Per quanto riguarda altre problematiche, tipo “sono apparse macchie sulle strutture a vista”, vedi ad esempio le pavimentazioni, ma non necessariamente è stato colpa del basso contenuto di clinker, ma potrebbero essere collegate ad altri ingredienti del cemento.

N.B. per chi scrive, le macchie, non saranno mai un problema, ma visto che i committenti e i loro tecnici di fiducia impazziscono alla loro vista, alcune soluzioni le stiamo già testando.

  

Andrea Dari:
Secondo la vostra esperienza, quali potrebbero essere le cause principali di queste problematiche? Si tratta di limiti tecnologici, carenze nella formazione del personale o di inadeguate normative di riferimento?

Gianluca Pagazzi:

Il mondo va avanti e non sta a me dire se in “modo giusto o sbagliato”. Noi dobbiamo realizzare le strutture con i mezzi che abbiamo; basterà cambiare le tecniche realizzative, aumentare i tempi di maturazione e disarmo, avere molta pazienza da parte di tutti e portare come riferimento delle resistenze, quando servirà, per esempio, a 56 giorni invece che a 28 giorni al fine di poter beneficiare del contributo dei materiali pozzolanici, che ci sarà sicuramente, ma fermando il riferimento per la prova di resistenza a compressione a 28 giorni avremo solo il contributo in opera, ma non si verrà mai tenuto conto a livello progettuale, nei controlli e nei collaudi.

Quindi, con il riferimento a 56 giorni, si eviterà di “buttare nel cestino” una quota parte di resistenza a compressione, derivante dal contributo portato dagli ingredienti che andranno a sostituire il clinker in un futuro prossimo dei cementi.

N.B. a sostegno di tale affermazione c’è il D.M. 17-01-2018 dove al paragrafo 11.2.1 Specifiche per il calcestruzzo e previsto quanto segue: “(…) Potranno essere indicati altri tempi di maturazione a cui riferire le misure di resistenza ed il corrispondente valore caratteristico. (…) … Quindi, anche la normativa nazionale, sebben datata, ci supporta e supporterà per affrontare il futuro".

  

Andrea Dari:
Potete condividere alcune delle soluzioni o delle strategie che avete adottato per superare tali problematiche?

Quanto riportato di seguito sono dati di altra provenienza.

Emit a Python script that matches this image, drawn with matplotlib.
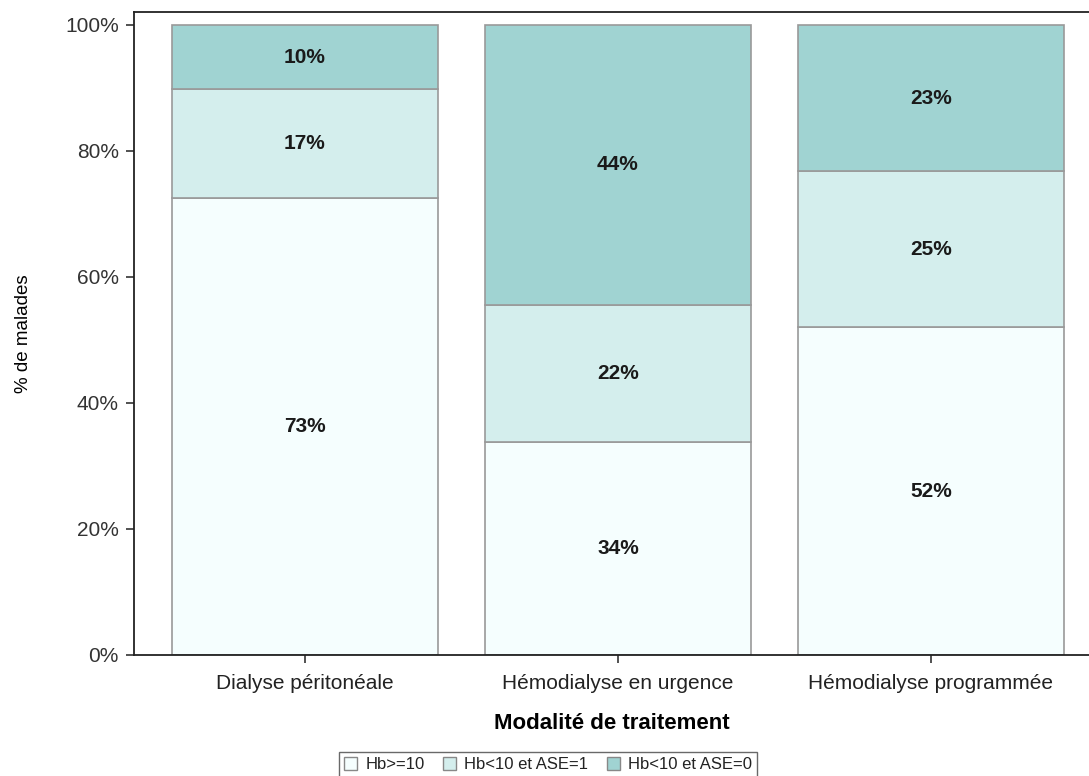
import numpy as np
import matplotlib.pyplot as plt
from matplotlib.patches import Patch

plt.rcParams['font.family'] = ['Liberation Sans', 'DejaVu Sans']

categories = ['Dialyse péritonéale', 'Hémodialyse en urgence', 'Hémodialyse programmée']
series_names = ['Hb>=10', 'Hb<10 et ASE=1', 'Hb<10 et ASE=0']
hb_ge10 = [72.6, 33.8, 52.0]
hb_lt10_ase1 = [17.2, 21.8, 24.8]
hb_lt10_ase0 = [10.2, 44.4, 23.2]
colors = ['#F5FEFE', '#D4EEED', '#A0D3D2']

fig = plt.figure(figsize=(10.89, 7.76), dpi=100)
ax = fig.add_axes([134 / 1089, 121 / 776, 955 / 1089, 643 / 776])

x = np.arange(len(categories))
bottom = np.zeros(len(categories))
for vals, name, col in zip([hb_ge10, hb_lt10_ase1, hb_lt10_ase0], series_names, colors):
    vals = np.array(vals)
    ax.bar(x, vals, width=0.85, bottom=bottom, color=col, edgecolor='#999999', linewidth=1.2, label=name)
    for xi, b, v in zip(x, bottom, vals):
        ax.text(xi, b + v / 2, '{:.0f}%'.format(v), ha='center', va='center',
                fontsize=15, fontweight='bold', color='#1a1a1a')
    bottom += vals

ax.set_xlim(-0.546, 2.505)
ax.set_ylim(0, 102.06)
ax.set_yticks([0, 20, 40, 60, 80, 100])
ax.set_yticklabels(['0%', '20%', '40%', '60%', '80%', '100%'])
ax.set_xticks(x)
ax.set_xticklabels(categories)
ax.tick_params(axis='x', length=6, width=1.2, pad=8, labelsize=15, labelcolor='#222222', color='#333333')
ax.tick_params(axis='y', length=6, width=1.2, pad=5, labelsize=15, labelcolor='#333333', color='#333333')
ax.spines['right'].set_visible(False)
for s in ['left', 'top', 'bottom']:
    ax.spines[s].set_linewidth(1.3)
    ax.spines[s].set_color('#222222')

ax.set_ylabel('% de malades', fontsize=13.5, labelpad=24)
ax.set_xlabel('Modalité de traitement', fontsize=16, fontweight='bold', labelpad=14)

handles = [Patch(facecolor=c, edgecolor='#888888', linewidth=1) for c in colors]
fig.legend(handles, series_names, loc='lower center', bbox_to_anchor=(548 / 1089, -0.012),
           ncol=3, fontsize=12, frameon=True, fancybox=False, edgecolor='#444444',
           handlelength=0.8, handleheight=0.8, handletextpad=0.5, columnspacing=1.1,
           borderpad=0.3, labelcolor='#222222')

fig.savefig('out.png', dpi=100)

Ci sono state innovazioni che hanno dimostrato di essere particolarmente efficaci?

Gianluca Pagazzi:

Brevemente, descriverò sinteticamente, senza molti dettagli, una soluzione adottata per le pavimentazioni di calcestruzzo: invece di gettare, staggiare (a mano o macchina), operazioni di spolvero e finitura meccanizzata, ecc. e maturazione, abbiamo gettato, staggiato, corretto leggermente il getto a mano o a macchina e effettuato la maturazione umida. Dopo 28 giorni, è stata eseguita la levigatura del getto e trattamento con silicato: problemi? Zero. Macchie sullo spolvero in superficie? Non ci sarà lo spolvero, quindi zero macchie, ma “aggregati levigati a vista” … costo in più? Un po',ma il “green” ha un suo costo, “nulla è e sarà mai gratis”.

Altro suggerimento veloce è quello, già, citato al punto precedente, cioè quello di riferire la resistenza caratteristica a 56 giorni, invece che a 28 giorni, ci vorrebbero mesi per descrivere le soluzioni che si possono o, meglio, si DEVONO adottare. Ho scritto DEVONO, non dovranno o potranno o dovrebbero o potrebbero.

 

Andrea Dari:
Guardando al futuro, quali passi ritenete necessari per garantire una transizione più agevole verso cementi più sostenibili, mantenendo prestazioni elevate?

La formazione è un'attività fondamentale!

  • Formazione dei tecnici per sostenerli a prescrivere le prestazioni attese con altri tempi di maturazione (es. resistenze riferite a 56 giorni invece che agli storici 28 giorni) e tutte le problematiche collegate;
  • Formazione delle imprese per spiegare/informare cosa sta succedendo e come operare con i calcestruzzi confezionati con i nuovi cementi;
  • Formazione per i direttori lavori per i controlli;
  • Formazione per committenti pubblici, privati, stazioni appaltanti pubbliche o private al fine di convincerli ad abbandonare i loro deliranti tempi di consegna delle opere: i tempi di consegna devo essere materia di studio dell’ingegneria civile, non della politica o di un privato che vuole capricciosamente aprire la sua attività in tempi che non vanno d’accordo con i nuovi calcestruzzi.

Grazie Andrea per la considerazione e anche se con la sensibilità di un “elefante in un negozio di cristalli”, spero di aver dato il mio contributo alla causa e prima di salutarci vorrei fare io una domanda al mondo delle costruzioni: Perché non vi limitate a guardare le “qualità positive del nuovo” invece di porre l’attenzione sui limiti o la paura di non guadagnare più come i tempi passati è davvero terrificante?  tranquilli quest’ultima cosa non vi capiterà, stiamo lavorando da anni per capire come operare basterà ascoltare chi avrà la conoscenza giusta.